The right-wing vote in regional areas will be split four ways between Liberal, Nationals, One Nation and the Shooters, who currently hold two seats. In these areas, preferences between the two government parties have completely broken down. The Nationals have chosen to preference the Greens over the Liberal Party and One Nation, a decision which could help the Greens maintain their hold in Mining and Pastoral and regain a seat in the South West.
The Shooters, Fishers and Farmers have also done well out of preferences. The Shooters have been the only successful right-wing minor party in WA since the first decline of One Nation in the mid 2000s, but their vote would be under serious threat from the revived One Nation. The Shooters are gaining preferences above any other serious contender from One Nation, the Nationals, the Liberal Democrats and the Australian Christians. The Liberal Party is also putting the Shooters second behind the lead One Nation candidate.
There is no similar fracturing on the left side of the contest – Labor and Greens preferences flow directly to each other ahead of any of their right-wing challenges.
It will be extremely difficult for the left to gain a majority in the WA upper house, due to the significant anti-urban bias. But the splitting of right-wing preferences could bring them slightly closer, and the presence of a large number of One Nation MLCs will make any right-wing upper house majority very unstable.

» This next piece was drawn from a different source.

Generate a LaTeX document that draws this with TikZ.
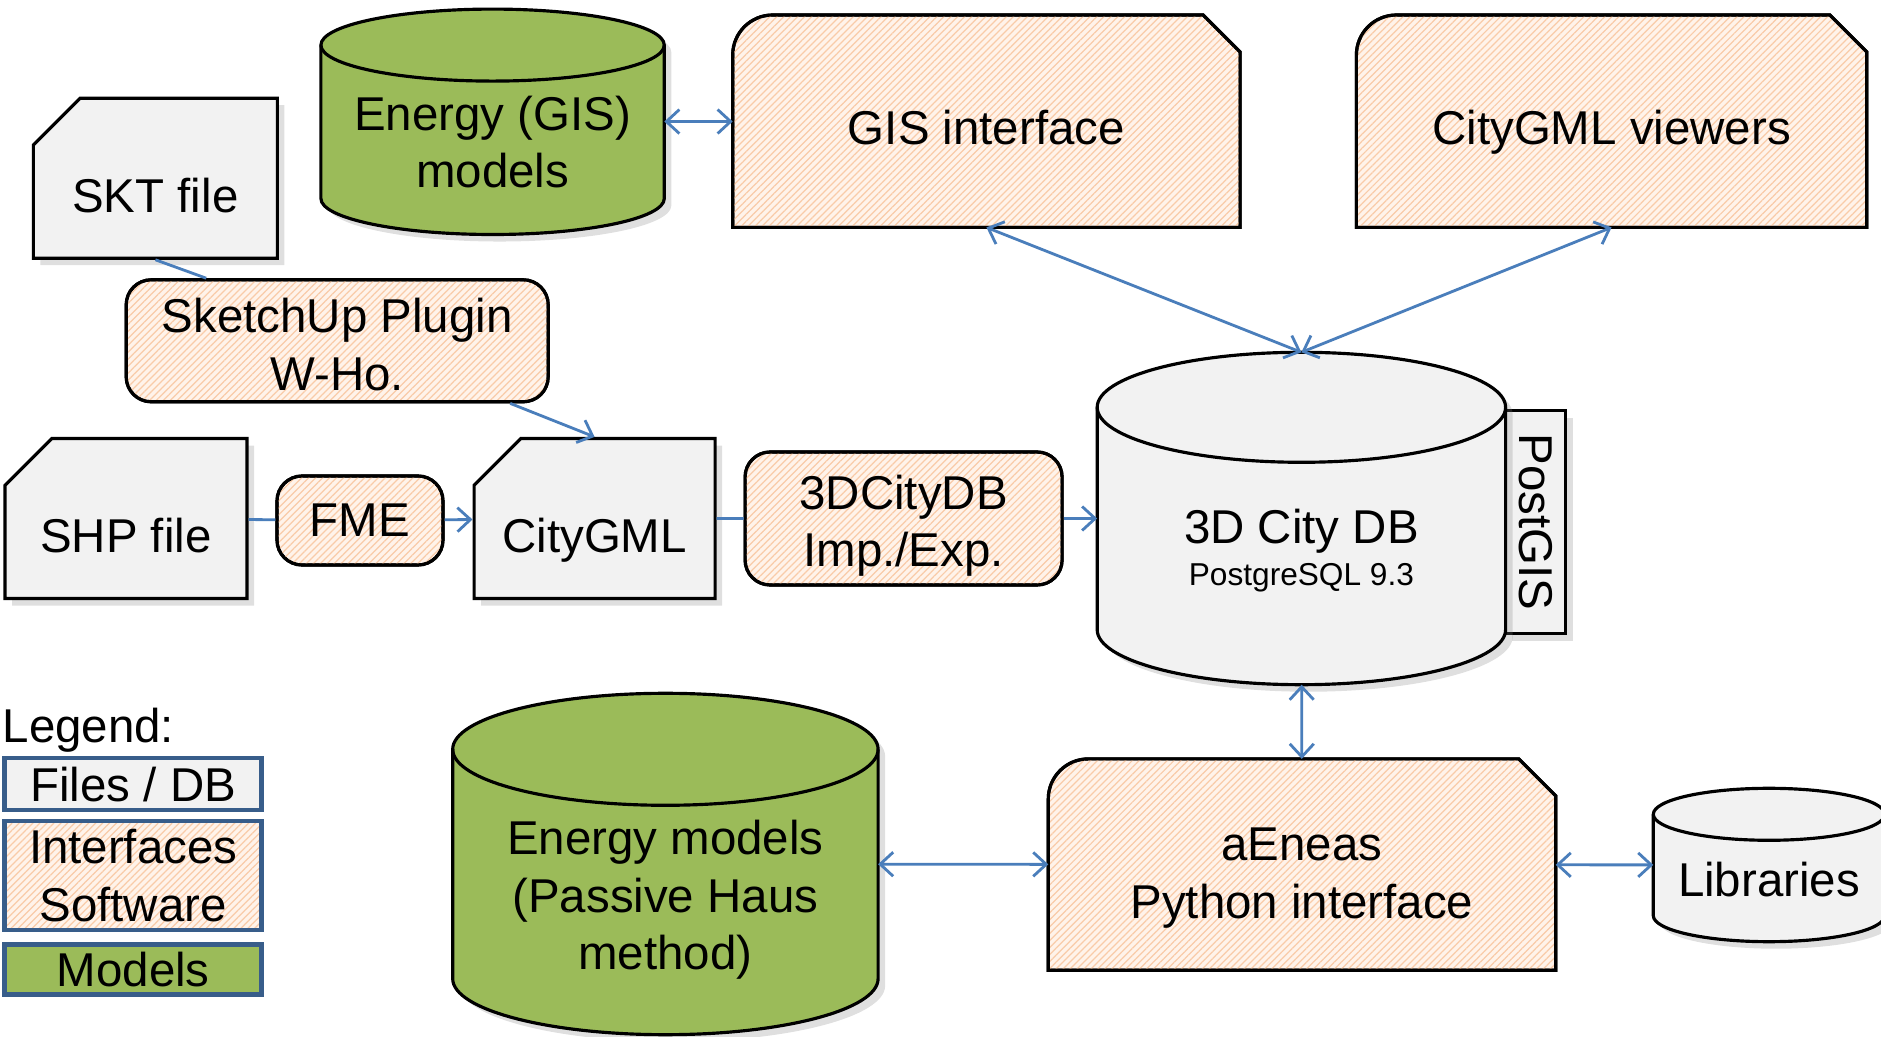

Are Greens contenders for Agriculture now? Would residual Labor + Nats be enough for the last seat?
Unlike in Mining & Pastoral and South West, the Nationals are not preferencing the Greens ahead of the Liberals in Agricultural. I doubt there’s enough for a second left seat in that region, but you never know if the preferences flow the right way.
Two seats out of six = 28.6% primary vote between Labor and the Greens. That’s the equivalent of all lower house seats being won by the Nats on an average 2pp margin of 21%. Surely that’s not too high a bar to jump? Labor should be trying out here (not to win, just to do better). 2/6 in Agricultural helps just as much as 4/6 in East or South Metro does.
Labor and Greens got 31% between them in Agricultural in 2005 and would have won two seats if there had been six up for grabs rather than five. However I would expect that One Nation will pick up enough Labor voters compared to that result that they would need some preferences.
In that case it may come down to the sequence of eliminations, but I think they’re going to be struggling. It would almost certainly be Labor rather than the Greens that made the final show-down. The Greens outlasted them in 2013, but there is limited upside in their vote – if they are to get within striking distance between them it would need to be on an improved ALP vote. And Labor are not going to collect many preferences.
While Labor are ahead of the Liberals and One Nation on both the Family First and LibDem tickets, they are behind the Nationals on both and the only way they could get those preferences would be if the Nats got their second quota and then had their third candidate eliminated before FF and the LibDems went out. But I can’t see the the Nats getting that second quota that early, given how many votes they will lose to One Nation.
I could see a real scenario where Labor and the Greens got 1.9 quotas between them and still missed out on a second seat.